Xolobeni residents to vote on mining

Gwede Mantashe visited Xolobeni amid tight security to address a meeting.
Gwede Mantashe visited Xolobeni amid tight security to address a meeting.
Image: Moeletsi Mabe

Mineral resources minister Gwede Mantashe announced in the Eastern Cape yesterday that government will "soon" commission a referendum to be conducted in Xolobeni to ascertain whether the majority of residents are for or against mining in the area.

The meeting, just like previous gatherings, ended in chaos with the police firing stun grenades to disperse the crowd.

After Mantashe left the meeting, police and traffic officers could be seen kicking and manhandling one of the people who attended. They were also searched by the police.

The meeting, at the Xolobeni sports grounds, was attended by more than 1,000 people from various villages in the Amadiba administrative area in the mining belt of Mbizana, who braved the wet weather.

Yesterday was the third attempt by Mantashe to engage with the Xolobeni community on mining and economic development prospects in the area despite volatility in the Eastern Cape village.

Speaking amid some interruptions from an anti-mining group, Mantashe, who said he had "invited myself to the meeting", managed to speak and finish his speech where he told the gathering that he was there following a court judgment and to start interactions with the communities.

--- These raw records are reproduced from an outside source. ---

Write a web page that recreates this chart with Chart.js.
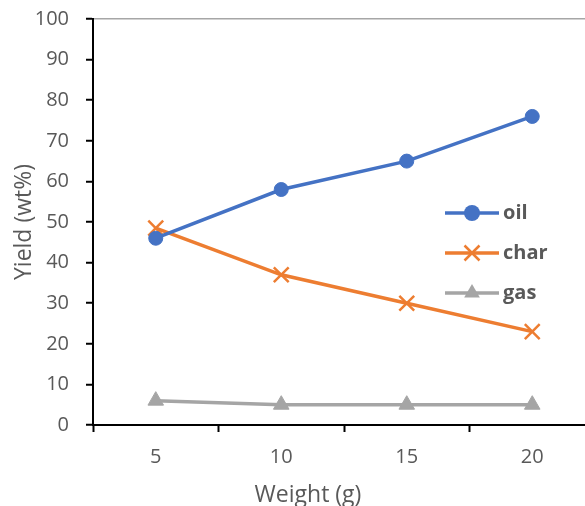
<!DOCTYPE html>
<html>
<head>
<meta charset="utf-8">
<script src="https://cdn.jsdelivr.net/npm/chart.js@4.4.0/dist/chart.umd.min.js"></script>
<style>
    html, body { margin: 0; padding: 0; background: #fff; overflow: hidden; width: 585px; height: 506px; }
    #wrap { position: relative; width: 616px; height: 506px; }
</style>
</head>
<body>
<div id="wrap"><canvas id="chart" width="616" height="506"></canvas></div>
<script>
// data
const weights = ["5", "10", "15", "20"];
const oilYield = [46, 58, 65, 76];
const charYield = [48.5, 37, 30, 23];
const gasYield = [6, 5, 5, 5];

const seriesNames = ["oil", "char", "gas"];
const seriesColors = ["#4472C4", "#ED7D31", "#A5A5A5"];
const seriesMarkers = ["circle", "crossRot", "triangle"];

const FONT = "'Open Sans', sans-serif";
const TEXT_GREY = "#595959";

function drawMarker(ctx, style, x, y, color) {
    ctx.save();
    ctx.fillStyle = color;
    ctx.strokeStyle = color;
    ctx.lineWidth = 2.5;
    ctx.beginPath();
    if (style === "circle") {
        ctx.arc(x, y, 8, 0, Math.PI * 2);
        ctx.fill();
    } else if (style === "crossRot") {
        const r = 7.5;
        ctx.moveTo(x - r, y - r); ctx.lineTo(x + r, y + r);
        ctx.moveTo(x + r, y - r); ctx.lineTo(x - r, y + r);
        ctx.stroke();
    } else {
        const r = 9;
        ctx.moveTo(x, y - r);
        ctx.lineTo(x + r * 0.87, y + r * 0.5);
        ctx.lineTo(x - r * 0.87, y + r * 0.5);
        ctx.closePath();
        ctx.fill();
    }
    ctx.restore();
}

// excel-style legend inside the plot (line through marker) + the x axis title,
// which excel centres on the whole chart rather than on the plot
const insideLegend = {
    id: "insideLegend",
    afterDatasetsDraw(chart) {
        const ctx = chart.ctx;
        const x0 = 445, x1 = 499, textX = 503;
        const rows = [213, 253, 293];
        seriesNames.forEach((name, i) => {
            const y = rows[i];
            ctx.save();
            ctx.strokeStyle = seriesColors[i];
            ctx.lineWidth = 3.5;
            ctx.beginPath();
            ctx.moveTo(x0, y);
            ctx.lineTo(x1, y);
            ctx.stroke();
            ctx.restore();
            drawMarker(ctx, seriesMarkers[i], (x0 + x1) / 2, y, seriesColors[i]);
            ctx.save();
            ctx.fillStyle = TEXT_GREY;
            ctx.font = `bold 20px ${FONT}`;
            ctx.textBaseline = "middle";
            ctx.textAlign = "left";
            ctx.fillText(name, textX, y);
            ctx.restore();
        });

        ctx.save();
        ctx.fillStyle = TEXT_GREY;
        ctx.font = `23px ${FONT}`;
        ctx.textAlign = "center";
        ctx.textBaseline = "middle";
        ctx.fillText("Weight (g)", 308, 495);
        ctx.restore();
    },
};

function lineSet(label, data, i, radius) {
    return {
        label,
        data,
        borderColor: seriesColors[i],
        backgroundColor: seriesColors[i],
        borderWidth: 3.5,
        pointStyle: seriesMarkers[i],
        pointRadius: radius,
        pointBorderWidth: i === 1 ? 2.5 : 1,
        pointBorderColor: seriesColors[i],
        pointBackgroundColor: seriesColors[i],
        tension: 0,
        clip: false,
    };
}

new Chart(document.getElementById("chart"), {
    type: "line",
    data: {
        labels: weights,
        datasets: [
            lineSet("oil", oilYield, 0, 7),
            lineSet("char", charYield, 1, 10.5),
            lineSet("gas", gasYield, 2, 9),
        ],
    },
    options: {
        responsive: false,
        animation: false,
        events: [],
        layout: { padding: { top: 19, right: 21, bottom: 0, left: 0 } },
        plugins: {
            legend: { display: false },
            tooltip: { enabled: false },
        },
        scales: {
            x: {
                offset: true,
                grid: { offset: true, drawOnChartArea: false, tickLength: 7, tickColor: "#000", tickWidth: 2 },
                border: { color: "#000", width: 2 },
                ticks: { color: TEXT_GREY, font: { family: FONT, size: 20 }, padding: 13 },
                afterFit(scale) { scale.height = 81; },
            },
            y: {
                min: 0,
                max: 100,
                // tiny lineHeight keeps the top label from pushing the plot down
                ticks: { stepSize: 10, color: TEXT_GREY, font: { family: FONT, size: 20, lineHeight: 0.1 }, padding: 17 },
                grid: {
                    color: (c) => (c.tick && c.tick.value === 100 ? "#A6A6A6" : "rgba(0,0,0,0)"),
                    lineWidth: 1.5,
                    tickLength: 7,
                    tickColor: "#000",
                    tickWidth: 2,
                },
                border: { color: "#000", width: 2 },
                title: {
                    display: true,
                    text: "Yield (wt%)",
                    color: TEXT_GREY,
                    font: { family: FONT, size: 23, weight: "normal" },
                    padding: { top: 11, bottom: 0 },
                },
                afterFit(scale) { scale.width = 93; },
            },
        },
    },
    plugins: [insideLegend],
});
</script>
</body>
</html>
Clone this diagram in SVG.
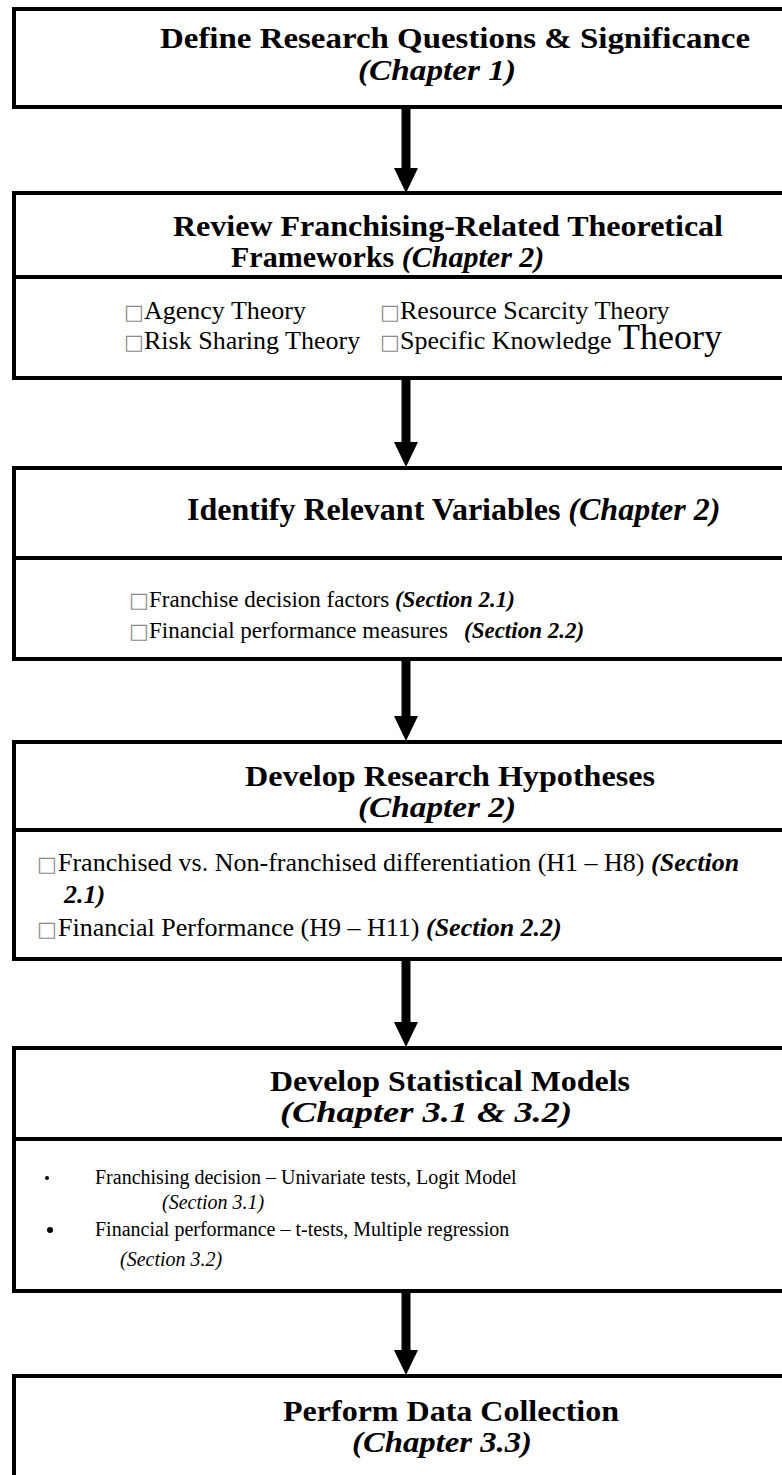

A bullish Mantashe said as a minister nobody could limit his movement and ban him or prevent him from doing his ministerial work.

This is after angry anti-mining residents warned Mantashe against going to Xolobeni last month. "They could only do so when they have [a] court interdict," he said.

The community has been at loggerheads with Mantashe's department while waging a 15-year-long battle, led by the Amadiba Crisis Committee (ACC), against the issuing of a mining licence to Australian-based Mineral Resource Commodities's South African subsidiary, Transworld Energy and Minerals.

In November, the Pretoria high court ruled that in terms of the interim Protection of Informal Land Rights Act, the minister of mineral resources may not grant mining rights without the consent of the community and the people directly affected by that mining right.

Mantashe is appealing this ruling.

He said he was against parts of the high court judgment, not its entirety.

"We are doing exactly what the judgment has asked us to do - thorough engagement with the community of Xolobeni."

Mantashe said there will be a series of engagements with residents.

"As part of strengthening the engagement with the people of Xolobeni, we will be having a survey, have a referendum to find the majority stance on the planned mining.

"If the majority of people are saying no to mining, we will not grant any mining licence. We just hope the people of Xolobeni will support that and co-operate for the success of the process," he added.

One of the speakers, Simlindile Matshelezi, who introduced himself as an ACC member, lashed out at the organisation - saying that it was operated and controlled remotely by outsiders.

"The ACC has long time lost the ball and is no longer controlled by villagers but by people from outside," Matshelezi said.

"We are destabilised by white people who are not interested in the development of Xolobeni."

The ACC denied that Matshelezi was their member, saying he was used to discredit the organisation.